At a meeting at the Centre for Strategic and International Studies, in Washington DC, Matt Bryden, a Somali specialist who teaches on the RVI Horn of Africa Course, explained that-Shabaab was deeply fragmented. The faction led by Ahmed Godane currently had the upper hand, he said. The Amniyat, an elite fighting unit within the group, was probably involved in the Kenya attack. 

In a blog on the US site Thinkprogress Ken Menkhaus, Director of Studies of the RVI Horn of Africa course, argued that the attack revealed the weakness of al-Shabaab. The organisation no longer controlled significant territory in Somalia, he wrote, and their recourse to terror tactics in Kenya was a sign of desperation. 'Somalia,' he wrote, 

desperately needs a “Sunni uprising” against the hard-core extremists who now make up what is left of Shabaab. If Somalis refuse to act decisively against Shabaab, then it will be up to foreign governments to crush the group. But this will entail crackdowns that will almost certainly impact innocent Somalis and legitimate Somali businesses in Kenya and around the world, and that is not in anyone’s interest except Shabaab’s. 

It required a Somali response on the part of Somalis that was swift and unequivocal. 'If that happens,' he concluded, 'the terrible attack of September 21 will go down as the day Shabaab dug its own grave.' 

Ben Rawlence, an Open Society Fellow, author of Radio Congo: Signals of Hope from Africa's Deadliest War was less optimistic. He asked what it was that Kenya was doing in Somalia, and whether it was worth the price:

If the Kenyan government’s aim was, as it claimed, to destroy al-Shabaab, the intervention has been a spectacular failure. But there is much more to the story. In fact, retaliation against the militant group was little more than a convenient excuse to launch the so-called Jubaland Initiative, a plan to protect Kenya’s security and economic interests by carving out a semi-autonomous client state in southern Somalia… Kenya has installed a client regime in Kismayo, and has supported the new government in its quest to make Jubaland a semi-autonomous region, along the lines of Puntland, Somaliland, and the many other self-declared proto-states that have emerged as Somalia has unraveled… The United Nations Monitoring Group on Somalia and Eritrea reported in July that the Kenyan Defense Forces have actually gone into business with al-Shabaab. The group’s profits from illicit charcoal (and possibly ivory) exported from Kismayo have grown since Kenya took control… The Kenyan state’s endemic corruption constantly undermines its policymakers’ goals. 

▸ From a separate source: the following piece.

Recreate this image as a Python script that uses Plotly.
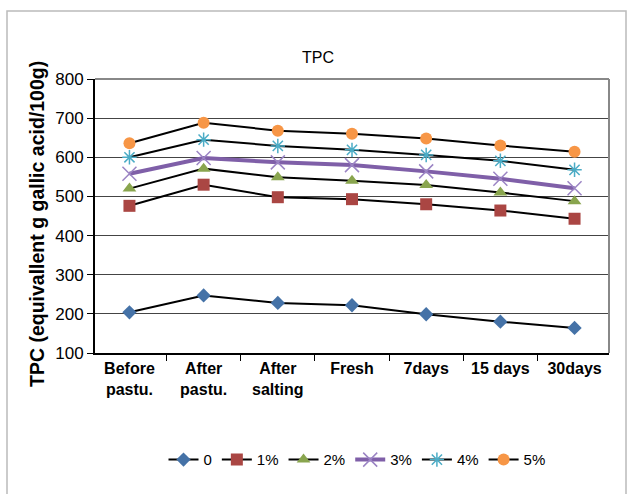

The culture of political violence in Kenya was the subject of a commentary by Jeremy Lind of the Institute of Development Studies. He concluded:

Strengthening security in Kenya will require more than tinkering at the edges of its security and intelligence structures, or expanding military operations in Somalia. Kenya’s military involvement in the African Union Mission in Somalia, ostensibly to create a buffer between Kenya and violence-plagued southern Somalia, has failed to prevent terrorist attacks in Nairobi and elsewhere. Kenya’s political leaders should also resist the urge to rush through further anti-terrorism laws, or resort to punitive policing of its Muslim populations. Effective security requires getting the basic functions of government to work better for all Kenyans, not just its embattled political establishment. The Westgate attack has touched the very top of Kenyan society. Let us hope they will act in ways that meaningfully improve security not only for Nairobi’s well-heeled but also a wider citizenry terrorised by extremist violence and spreading conflict.

“Westgate tells me even more that we have to deal with accountability,” human rights campaigner and RVI fellow Maina Kiai told the Financial Times, citing allegations of looting and poor command and control by Kenyan authorities during the four-day siege. “We have a system that says if you’re powerful and rich you can do anything you want.”